Springtime in My HeartBy Mikki
It’s springtime in Alabama. The world is so green it almost looks unreal. The trees, the flowers, and the grasses reach for the sky, alive again. Winter is displaced by the rushing forces of spring which refuse to be denied and I smile. The way the earth calls me is almost indescribable. My toes beg for the soft grass. Front porch rockers beckon for long pauses of my soul. Drab gives way to color. Cold days are forgotten. Everything is gloriously alive, including me.
As I drink in the warm sunshine, I think of how the earth is seemingly reborn every springtime. And I think of what someone said to me last week, that it was almost as if I were born again, again. Yeah, that’s a good description of my life right now.
Reminds me of when my oldest son, Andrew, committed his life to Christ at age 5. My husband prayed with him. They were in my daughter’s purple bedroom. After the prayer, Andrew said, “The room’s more purple-er.” Yeah, the world’s more purple-er.
Winter always lasts too long, don’t you think? My personal winter certainly did. The winds blew, the snows came, the ice covered everything. Nothing grew, or at least it seemed. My winter brought confusion, hurt, disillusionment, and a general sense of being lost, unsure of who I was any more. And yet, the winter pruned me.
Now I notice I can more clearly define myself.
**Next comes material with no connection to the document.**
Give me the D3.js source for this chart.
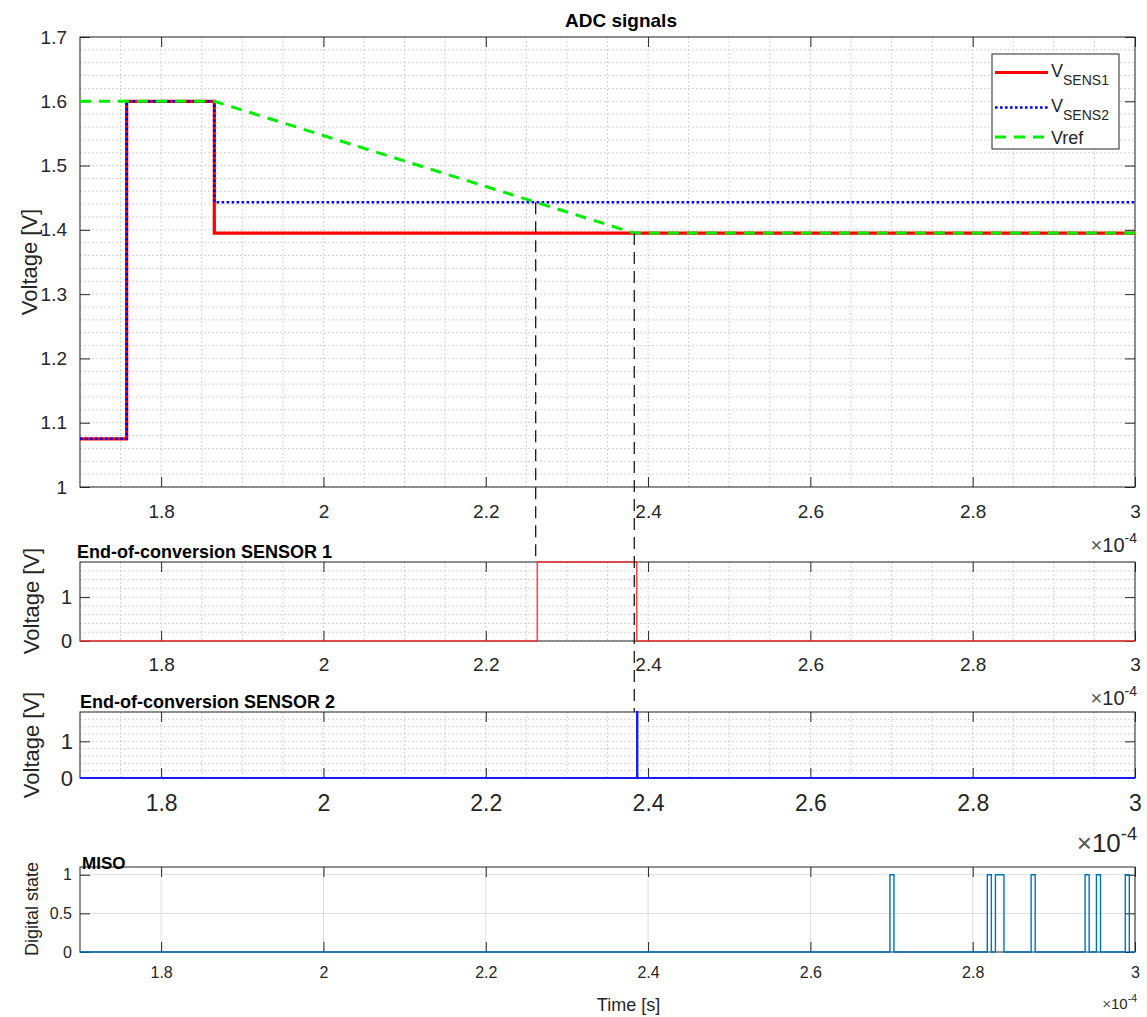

Choices are easier. I know who I am, what I want, and at least some of where I’m going. I don’t get easily lost in other folks’ agendas. I can say no, clearly and often if need be.
I know more of what my soul has to have to thrive. My inner meter warns me when I am becoming off balanced, too busy, and too empty. I know Who sustains me when all else falls away and it’s not just a religious cliché.
When my heart longs, I feel it. My life has opened to more depth. I no longer rush to fix anyone or any situation. I can stay in painful moments and moments of joy without needing to package them or rush them away. I can cry, repeatedly, and I almost daily do, with hurting people. I can laugh until my side hurts in moments of delight. I can take time to play and not feel unproductive.
My journey into deeper authenticity with the world, my own heart, those I love, and my God is traversed with a keen awareness that each day is a gift which is not always easy, but is full and rich and substantial.
I feel I’m home again, born again, again. Comfortable in my own skin. At peace with me. Think I’ll just take my shoes off and walk barefoot in the grass ‘cause there’s nothing like springtime in Alabama and springtime in my heart.